Prime Minister David Cameron, speaking in Singapore on a regional trade visit, said the promise was part of anti-corruption efforts to ensure that Britain did not become a “safe haven for corrupt money from around the world”.
“We know that some high-value properties - particularly in London - are being bought by people overseas through anonymous shell companies, some of them with plundered or laundered cash,” Cameron said. “There is no place for dirty money in Britain.”
Property in parts of London is among the most expensive in the world which, combined with strong property law and looser restrictions on foreign buyers than some international peers, makes it an attractive place to bury cash in assets that will hold their value.
In 2012 a British court ruled that an eight-bedroom London mansion, worth 10 million pounds, had been bough using stolen Libyan state funds by Saadi Gaddafi, son of former dictator Muammar Gaddafi.

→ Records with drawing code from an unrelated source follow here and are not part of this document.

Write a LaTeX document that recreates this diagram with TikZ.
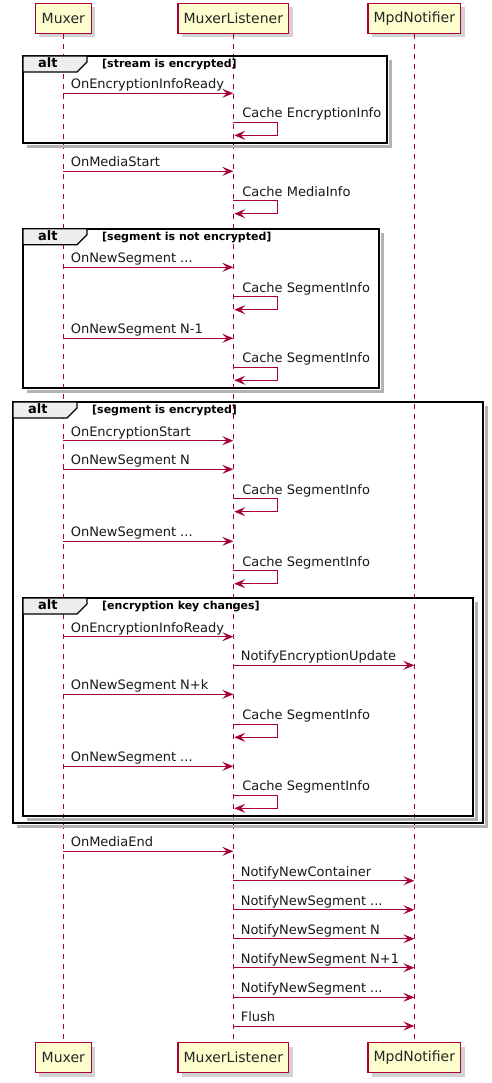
\documentclass[tikz,border=0pt]{standalone}
\usepackage{fontspec}
\setmainfont{DejaVu Sans}
\usetikzlibrary{positioning,calc,arrows.meta,shadows}

\definecolor{umlred}{HTML}{A80036}
\definecolor{umlfill}{HTML}{FEFECE}
\definecolor{tabgray}{HTML}{EEEEEE}

\newcommand{\tdots}{...}
% message from lifeline to lifeline
\newcommand{\msg}[4]{%
  \draw[msgline] (#1 |- 0,#3) -- node[msgtext, pos=0, xshift=7pt, yshift=4.5pt] {#4} (#2 |- 0,#3);}
% message to itself
\newcommand{\selfmsg}[2]{%
  \draw[msgline] (lst |- 0,#1) -- node[msgtext, pos=0, xshift=8.5pt, yshift=4.5pt] {#2} ++(44,0) -- ++(0,13) -- ++(-43,0);}
% alt fragment
\newcommand{\altframe}[5]{%
  \draw[frameshade] (#3+3.5,#2+4) -- (#3+3.5,#4+3.5) -- (#1+4,#4+3.5);
  \draw[frame] (#1,#2) rectangle (#3,#4);
  \draw[line width=1.2pt, fill=tabgray] (#1,#2) -- (#1+64,#2) -- (#1+64,#2+6) -- (#1+54,#2+16) -- (#1,#2+16) -- cycle;
  \node[alttext, font=\bfseries\fontsize{13}{15}\selectfont] at (#1+15,#2+11.5) {alt};
  \node[alttext, font=\bfseries\fontsize{11}{13}\selectfont] at (#1+79,#2+11.5) {[#5]};}

\begin{document}
\begin{tikzpicture}[x=1pt,y=-1pt,
    actor/.style={draw=umlred, line width=1.2pt, fill=umlfill, minimum height=30pt, inner sep=0pt,
      font=\fontsize{14}{16}\selectfont, text=black!85,
      drop shadow={shadow xshift=4pt, shadow yshift=-4pt, fill=black!35}},
    life/.style={draw=umlred, line width=1pt, dash pattern=on 5pt off 5pt},
    msgline/.style={draw=umlred, line width=1pt, -{Stealth[length=11pt,width=9pt,inset=4.5pt]}},
    msgtext/.style={anchor=base west, inner sep=0pt, font=\fontsize{13}{15}\selectfont, text=black!90},
    alttext/.style={anchor=base west, inner sep=0pt},
    frame/.style={draw=black, line width=1.8pt},
    frameshade/.style={draw=black!30, line width=3pt}]

  \useasboundingbox (0,0) rectangle (492,1083);
  \fill[white] (0,0) rectangle (492,1083);

  % participants
  \node[actor, minimum width=56pt] (mux) at (63.3,18.3) {Muxer};
  \node[actor, minimum width=110.6pt] (lst) at (233.3,18.3) {MuxerListener};
  \node[actor, minimum width=92.7pt] (mpd) at (414.3,18.3) {MpdNotifier};
  \node[actor, minimum width=56pt] (muxB) at (63.3,1057.7) {Muxer};
  \node[actor, minimum width=110.6pt] (lstB) at (233.3,1057.7) {MuxerListener};
  \node[actor, minimum width=92.7pt] (mpdB) at (414.3,1057.7) {MpdNotifier};

  \draw[life] (mux) -- (muxB);
  \draw[life] (lst) -- (lstB);
  \draw[life] (mpd) -- (mpdB);

  % fragments
  \altframe{23}{56}{387}{143}{stream is encrypted}
  \altframe{23}{228.7}{379}{387.7}{segment is not encrypted}
  \altframe{13}{402}{483}{823}{segment is encrypted}
  \altframe{23}{598}{472.7}{815.7}{encryption key changes}

  % messages
  \msg{mux}{lst}{93.3}{OnEncryptionInfoReady}
  \selfmsg{122.3}{Cache EncryptionInfo}
  \msg{mux}{lst}{171.3}{OnMediaStart}
  \selfmsg{200.7}{Cache MediaInfo}
  \msg{mux}{lst}{267.3}{OnNewSegment \tdots}
  \selfmsg{296.7}{Cache SegmentInfo}
  \msg{mux}{lst}{338.3}{OnNewSegment N-1}
  \selfmsg{367.3}{Cache SegmentInfo}
  \msg{mux}{lst}{440.7}{OnEncryptionStart}
  \msg{mux}{lst}{469.3}{OnNewSegment N}
  \selfmsg{498.7}{Cache SegmentInfo}
  \msg{mux}{lst}{541.3}{OnNewSegment \tdots}
  \selfmsg{570.7}{Cache SegmentInfo}
  \msg{mux}{lst}{636.7}{OnEncryptionInfoReady}
  \msg{lst}{mpd}{665.3}{NotifyEncryptionUpdate}
  \msg{mux}{lst}{694.3}{OnNewSegment N+k}
  \selfmsg{724.3}{Cache SegmentInfo}
  \msg{mux}{lst}{766.3}{OnNewSegment \tdots}
  \selfmsg{795.3}{Cache SegmentInfo}
  \msg{mux}{lst}{851.3}{OnMediaEnd}
  \foreach \y/\txt in {880.7/NotifyNewContainer, 909.7/NotifyNewSegment \tdots, 938.7/NotifyNewSegment N,
      967.7/NotifyNewSegment N+1, 997.3/NotifyNewSegment \tdots, 1026/Flush}
    \msg{lst}{mpd}{\y}{\txt};
\end{tikzpicture}
\end{document}
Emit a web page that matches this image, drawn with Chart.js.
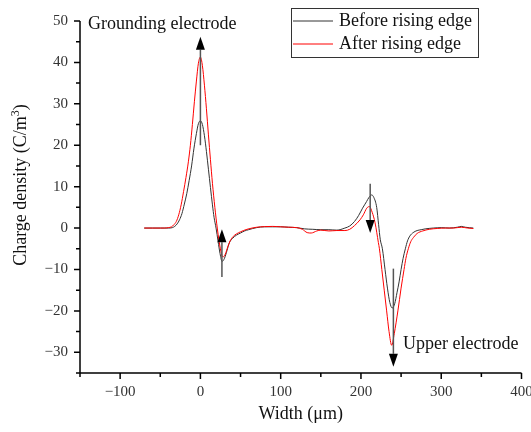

Around 122 billion pounds of property in England and Wales is owned via offshore companies, Cameron said, announcing that a central registry of land and properties owned by foreign firms would be set up in the coming months, giving details of who owns around 100,000 property titles.
“We need to stop corrupt officials or organised criminals using anonymous shell companies to invest their ill-gotten gains in London property, without being tracked down,” he said.
Anti-corruption campaign group Global Witness welcomed the measures, saying improved transparency would have a strong persuasive effect in deterring criminals looking to hide stolen money.
“The challenge will be to make sure than any information kept on a register is up to date and accurate,” said Robert Palmer leader of Global Witness’ campaigns involving banks and anonymous companies.
He also urged the government to press for similar levels of transparency from Britain’s overseas territories, many of which are used in the complex company structures often used to avoid or evade tax.
Legal firm Eversheds cautioned that, while welcome, the measures alone would not be enough to stop the flow of money through the property market.
“The offshore corporate landowners are not the end of the trail,” said Polly Sprenger, a specialist in corporate and economic crime at Eversheds.
“For real advancement, the government would need to insist on exposure of the ‘ultimate beneficial owner’, that is, the individuals behind the corporate front.”
Cameron also said the government was considering implementing rules to force foreign firms wishing to bid on government contracts to provide full details on their ownership structure.